Finding Quintal’s name at Norfolk raised the question of how a Pitcairner, isolated from the rest of the world except for passing ships, could become a New Zealand barrister?
Macey (as he was called), was born in 1842 to William Quintal and Maria Christian. He was great grandson of both Matthew Quintal and Fletcher Christian. When the Pitcairners relocated to Norfolk Island in 1856 he was 14 years old.
Given to Bishop Selwyn by his family, Macey was to be trained for missionary work in the tropics, but instead he was articled to Outhwaites’ law firm. In 1868 he passed his examination for admission as a legal practitioner of the Supreme Court. In 1871 Quintal and Outhwaite handled the estate of Reverend Patteson, Bishop of Melanesia, after his murder in the Solomon Islands.
Quintal played cricket and football. He participated in Auckland society, joining various committees, which included organising citizen’s balls for visiting Governors.
|Bay of Plenty Times, 8 July 1876|
|Bay of Plenty Times, 1 August 1877|
|Bay of Plenty Times, 29 September 1877|
Quintal faced the law himself, charged by William Shaw from ‘Woodlands’ Katikati, with forging and uttering a certain bill of sale with intent to defraud. He had tried to help Shaw and the case was dismissed.
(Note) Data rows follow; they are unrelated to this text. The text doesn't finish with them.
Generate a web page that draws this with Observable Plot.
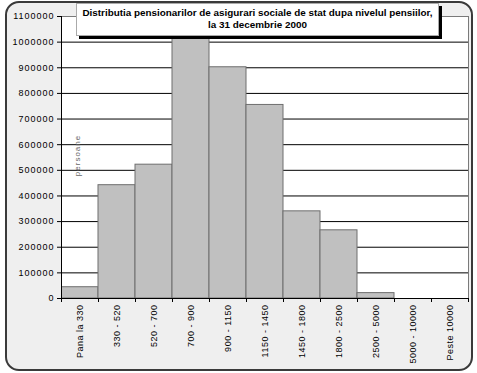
<!DOCTYPE html>
<html>
<head>
<meta charset="utf-8">
<script src="https://cdn.jsdelivr.net/npm/d3@7"></script>
<script src="https://cdn.jsdelivr.net/npm/@observablehq/plot@0.6"></script>
<style>
  html, body { margin: 0; padding: 0; background: #fff; }
  #wrap { position: relative; width: 477px; height: 373px; overflow: hidden; }
  #bg { position: absolute; left: 5px; top: 1px; width: 464px; height: 366px;
        border: 2px solid #3a3a3a; border-radius: 14px; background: #efefef; }
  #chart { position: absolute; left: 0; top: 0; }
  #title { position: absolute; left: 76px; top: 3px; width: 361px; height: 28px;
           background: #fff; border: 1px solid #aaa; box-shadow: 3px 3px 0 #000;
           font-family: "Liberation Sans", Arial, sans-serif; font-weight: bold;
           font-size: 9.9px; text-align: center; line-height: 12px; padding-top: 3px;
           white-space: nowrap; box-sizing: content-box; color: #000; }
</style>
</head>
<body>
<div id="wrap">
  <div id="bg"></div>
  <div id="chart"></div>
  <div id="title">Distributia pensionarilor de asigurari sociale de stat dupa nivelul pensiilor,<br>la 31 decembrie 2000</div>
</div>
<script>
const categories = ["Pana la 330", "330 - 520", "520 - 700", "700 - 900", "900 - 1150",
  "1150 - 1450", "1450 - 1800", "1800 - 2500", "2500 - 5000", "5000 - 10000", "Peste 10000"];
const persons = [44000, 442000, 522000, 1025000, 902000, 755000, 340000, 266000, 21000, 0, 0];
const yTicks = [0, 100000, 200000, 300000, 400000, 500000, 600000, 700000, 800000, 900000, 1000000, 1100000];
const yLabel = "persoane";

const data = categories.map((c, i) => ({cat: c, i, value: persons[i]}));
const edges = categories.map((_, i) => i).concat([categories.length]);
const centers = categories.map((_, i) => i + 0.5);

const chart = Plot.plot({
  width: 477,
  height: 373,
  marginLeft: 61,
  marginRight: 9,
  marginTop: 16,
  marginBottom: 75,
  style: {fontFamily: "Liberation Sans, Arial, sans-serif", fontSize: "9px", letterSpacing: "1px", background: "transparent", color: "#000"},
  x: {domain: [0, categories.length], axis: null},
  y: {domain: [0, 1100000], axis: null},
  marks: [
    Plot.frame({fill: "white", stroke: "#7a7a7a"}),
    Plot.gridY(yTicks.filter(d => d > 0 && d < 1100000), {stroke: "#000", strokeOpacity: 1}),
    Plot.rectY(data, {x1: "i", x2: d => d.i + 1, y: "value", fill: "#c0c0c0", stroke: "#6e6e6e", clip: true}),
    Plot.ruleX([0], {stroke: "#000"}),
    Plot.ruleY([0], {stroke: "#000"}),
    Plot.axisY(yTicks, {tickSize: 4, tickPadding: 3, tickFormat: d3.format("d"), stroke: "#000", fill: "#000", label: null}),
    Plot.axisX(edges, {tickSize: 4, tickFormat: () => "", stroke: "#000", label: null}),
    Plot.axisX(centers, {tickSize: 0, tickPadding: 6, tickRotate: -90, tickFormat: d => categories[Math.floor(d)], fill: "#000", label: null}),
    Plot.text([yLabel], {frameAnchor: "left", dx: 16, dy: -2, rotate: -90, textAnchor: "middle", fill: "#666", fontSize: 8})
  ]
});
chart.querySelectorAll("text").forEach(t => {
  if (categories.includes(t.textContent)) t.style.letterSpacing = "0.5px";
});
document.getElementById("chart").appendChild(chart);
</script>
</body>
</html>
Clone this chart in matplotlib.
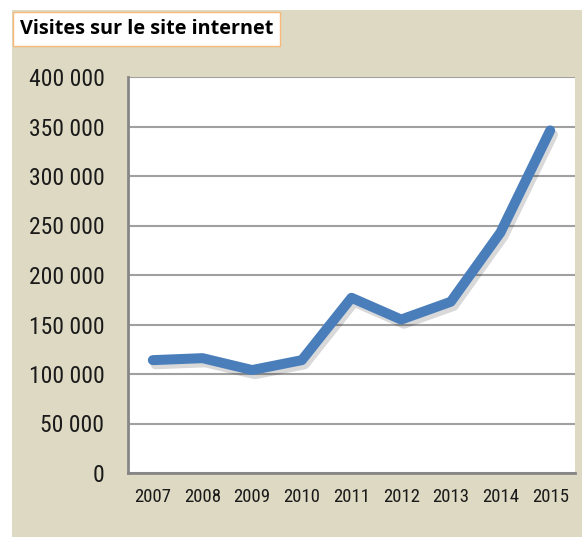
import matplotlib
matplotlib.use("Agg")
import matplotlib.pyplot as plt
import matplotlib.patheffects as pe
from matplotlib.patches import Rectangle
from matplotlib.font_manager import fontManager

years = ["2007", "2008", "2009", "2010", "2011", "2012", "2013", "2014", "2015"]
visits = [114000, 116000, 104000, 114000, 177000, 155000, 173000, 243000, 346000]
yticks = [0, 50000, 100000, 150000, 200000, 250000, 300000, 350000, 400000]
title = "Visites sur le site internet"

names = {f.name for f in fontManager.ttflist}
narrow = next((n for n in ["Liberation Sans Narrow", "Roboto Condensed", "Open Sans Condensed"]
               if n in names), None)
tick_font = narrow or "Liberation Sans"
ysize, xsize = (17, 13.5) if narrow else (16, 12)

W, H = 582, 537
fig = plt.figure(figsize=(W / 100, H / 100), dpi=100, facecolor="white")

# beige panel
fig.patches.append(Rectangle((12 / W, 0), 1 - 12 / W, 1 - 10 / H, transform=fig.transFigure,
                             facecolor="#ddd9c3", edgecolor="none", zorder=-10))

ax = fig.add_axes([128 / W, 64 / H, 447 / W, 396 / H])
ax.set_facecolor("white")

x = list(range(len(years)))
ax.plot(x, visits, color="#4a7ebb", lw=7.2, solid_capstyle="round", solid_joinstyle="round",
        zorder=3,
        path_effects=[pe.SimpleLineShadow(offset=(2, -3), shadow_color="#000000", alpha=0.15),
                      pe.Normal()])

ax.set_xlim(-0.5, len(years) - 0.5)
ax.set_ylim(0, 400000)
ax.set_xticks(x)
ax.set_xticklabels(years, fontsize=xsize, family=tick_font, color="#1a1a1a")
ax.set_yticks(yticks)
ax.set_yticklabels([f"{v:,}".replace(",", " ") for v in yticks], fontsize=ysize,
                   family=tick_font, color="#1a1a1a")
ax.tick_params(axis="both", length=0)
ax.tick_params(axis="y", pad=17)
ax.tick_params(axis="x", pad=11)

ax.grid(axis="y", color="#a0a0a0", lw=1.5)
ax.set_axisbelow(True)
for s in ["top", "right"]:
    ax.spines[s].set_visible(False)
for s in ["left", "bottom"]:
    ax.spines[s].set_color("#868686")
    ax.spines[s].set_linewidth(2)

# title box
fig.text(20 / W, 1 - 29 / H, title, fontsize=14.3, fontweight="bold", family="Open Sans",
         va="center", ha="left", color="black",
         bbox=dict(boxstyle="square,pad=0.33", facecolor="white", edgecolor="#f9b97a", lw=1))

fig.savefig("out.png", dpi=100, facecolor=fig.get_facecolor())
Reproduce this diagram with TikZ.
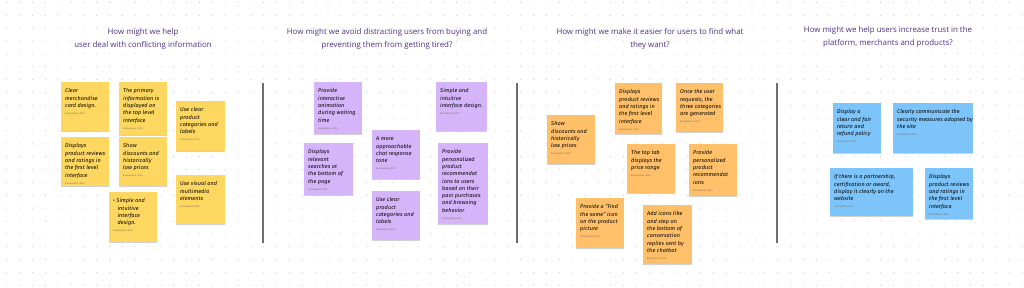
\documentclass[tikz,border=0pt]{standalone}
\usepackage{fontspec}
\setmainfont{Open Sans}
\newfontfamily\handfont{Fira Sans}[LetterSpace=1.5]
\usepackage{xcolor}
\usetikzlibrary{positioning,shadows}
\definecolor{noteyellow}{RGB}{253,215,96}
\definecolor{notepurple}{RGB}{214,180,250}
\definecolor{noteorange}{RGB}{255,192,105}
\definecolor{noteblue}{RGB}{125,196,250}
\definecolor{headpurple}{RGB}{80,50,128}
\definecolor{dotgrey}{RGB}{200,200,204}
\definecolor{stampgrey}{RGB}{120,110,90}
\definecolor{rulegrey}{RGB}{110,110,110}
\newcommand{\notebody}[3]{%
  \parbox[c][\dimexpr#2pt-10pt\relax][t]{\dimexpr#1pt-8pt\relax}{%
  \begin{tabular}[t]{@{}l@{}}#3\end{tabular}\par\vspace{2.4pt}%
  {\fontsize{2.4}{3}\selectfont\upshape\color{stampgrey}Anonymous, 2023}}}

\begin{document}
\begin{tikzpicture}[x=1pt,y=-1pt,
    note/.style={fill=#1,anchor=north west,inner xsep=4pt,inner ysep=5.5pt,
      font=\handfont\itshape\fontsize{5.5}{7.3}\selectfont,text=black,
      drop shadow={shadow xshift=0pt,shadow yshift=-0.8pt,opacity=0.18,fill=black}},
    question/.style={align=center,text=headpurple,font=\fontsize{7.9}{12.7}\selectfont},
    divider/.style={draw=rulegrey,line width=1.1pt}]
    \useasboundingbox[fill=white] (0,0) rectangle (1024,287);
    \foreach \i in {0,...,79}
      \foreach \j in {0,...,22}
        \fill[dotgrey] (6.7+12.85*\i,2.5+12.85*\j) circle (0.55pt);

    \node[question] (q1) at (143,38.7) {How might we help\\user deal with conflicting information};
    \node[question] (q2) at (387,38.7) {How might we avoid distracting users from buying and\\preventing them from getting tired?};
    \node[question] (q3) at (650,38.7) {How might we make it easier for users to find what\\they want?};
    \node[question] (q4) at (888,37) {How might we help users increase trust in the\\platform, merchants and products?};

    \coordinate (d1a) at (263,83); \coordinate (d1b) at (263,243);
    \coordinate (d2a) at (517,83); \coordinate (d2b) at (517,243);
    \coordinate (d3a) at (777,83); \coordinate (d3b) at (777,243);
    \draw[divider] (d1a) -- (d1b);
    \draw[divider] (d2a) -- (d2b);
    \draw[divider] (d3a) -- (d3b);

    \node[note=noteyellow] (y1) at (61,82) {\notebody{48}{48}{Clear\\merchandise\\card design.}};
    \node[note=noteyellow] (y2) at (119,82) {\notebody{48}{52}{The primary\\information is\\displayed on\\the top level\\interface}};
    \node[note=noteyellow] (y3) at (61,137) {\notebody{48}{48}{Displays\\product reviews\\and ratings in\\the first level\\interface}};
    \node[note=noteyellow] (y4) at (119,137) {\notebody{48}{48}{Show\\discounts and\\historically\\low prices}};
    \node[note=noteyellow] (y5) at (109,192) {\notebody{48}{49}{\textbullet~Simple and\\\hspace{4.4pt}intuitive\\\hspace{4.4pt}interface\\\hspace{4.4pt}design.}};
    \node[note=noteyellow] (y6) at (176,101) {\notebody{49}{49}{Use clear\\product\\categories and\\labels}};
    \node[note=noteyellow] (y7) at (176,175) {\notebody{49}{48}{Use visual and\\multimedia\\elements}};

    \node[note=notepurple] (p1) at (314,82) {\notebody{48}{51}{Provide\\interactive\\animation\\during waiting\\time}};
    \node[note=notepurple] (p2) at (372,130) {\notebody{48}{48}{A more\\approachable\\chat response\\tone}};
    \node[note=notepurple] (p3) at (304,143) {\notebody{49}{51}{Displays\\relevant\\searches at\\the bottom of\\the page}};
    \node[note=notepurple] (p4) at (372,191) {\notebody{48}{48}{Use clear\\product\\categories and\\labels}};
    \node[note=notepurple] (p5) at (436,82) {\notebody{51}{48}{Simple and\\intuitive\\interface design.}};
    \node[note=notepurple] (p6) at (438,143) {\notebody{50}{80}{Provide\\personalized\\product\\recommendat\\ions to users\\based on their\\past purchases\\and browsing\\behavior}};

    \node[note=noteorange] (o1) at (547,115) {\notebody{48}{48}{Show\\discounts and\\historically\\low prices}};
    \node[note=noteorange] (o2) at (615,83) {\notebody{47}{50}{Displays\\product reviews\\and ratings in\\the first level\\interface}};
    \node[note=noteorange] (o3) at (627,144) {\notebody{48}{48}{The top tab\\displays the\\price range}};
    \node[note=noteorange] (o4) at (576,198) {\notebody{48}{49}{Provide a “Find\\the same” icon\\on the product\\picture}};
    \node[note=noteorange] (o5) at (676,83) {\notebody{47}{48}{Once the user\\requests, the\\three categories\\are generated}};
    \node[note=noteorange] (o6) at (689,144) {\notebody{48}{51}{Provide\\personalized\\product\\recommendat\\ions}};
    \node[note=noteorange] (o7) at (643,205) {\notebody{49}{58}{Add icons like\\and step on\\the bottom of\\conversation\\replies sent by\\the chatbot}};

    \node[note=noteblue] (b1) at (833,103) {\notebody{48}{49}{Display a\\clear and fair\\return and\\refund policy}};
    \node[note=noteblue] (b2) at (893,103) {\notebody{80}{49}{Clearly communicate the\\security measures adopted by\\the site}};
    \node[note=noteblue] (b3) at (830,168) {\notebody{83}{47}{If there is a partnership,\\certification or award,\\display it clearly on the\\website}};
    \node[note=noteblue] (b4) at (925,168) {\notebody{48}{50}{Displays\\product reviews\\and ratings in\\the first level\\interface}};
  \end{tikzpicture}
\end{document}
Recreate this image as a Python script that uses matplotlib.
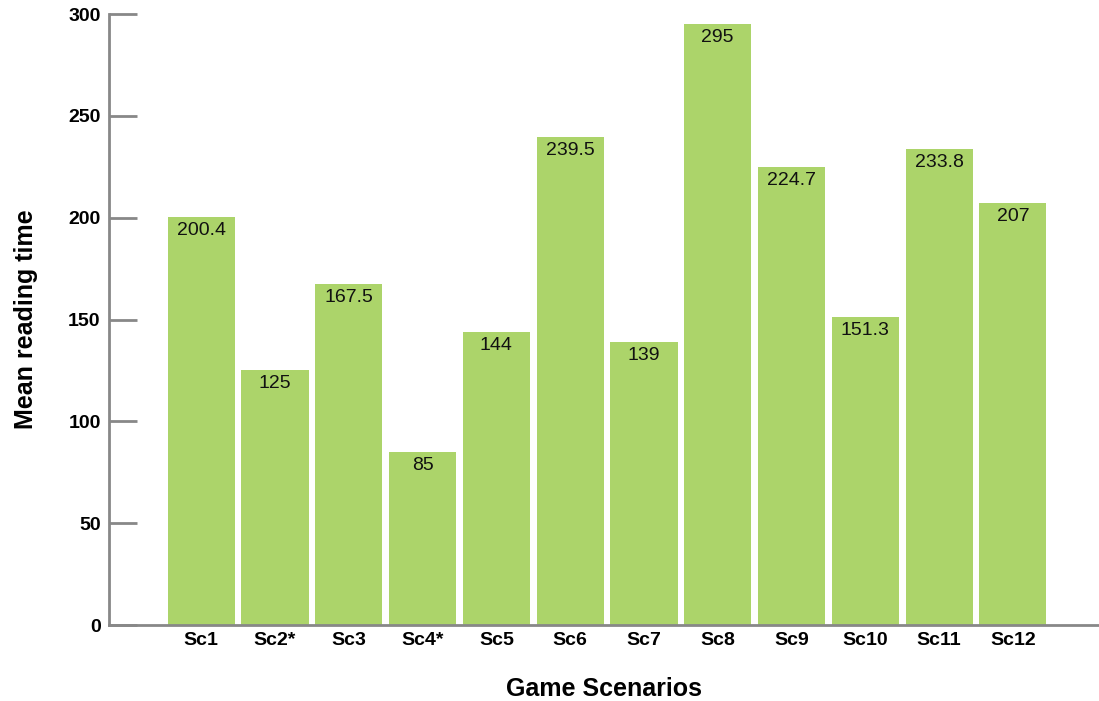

In 1883 he returned to Auckland, but came back to Tauranga periodically to handle land deals. He married Jemima Buffet from Norfolk Island in 1889. They had two children; Laurie Ida and Oliver. Quintal and his family returned to Norfolk Island in 1893 where he chaired the Executive Council and participated in the island’s affairs. He died there 23 February 1922.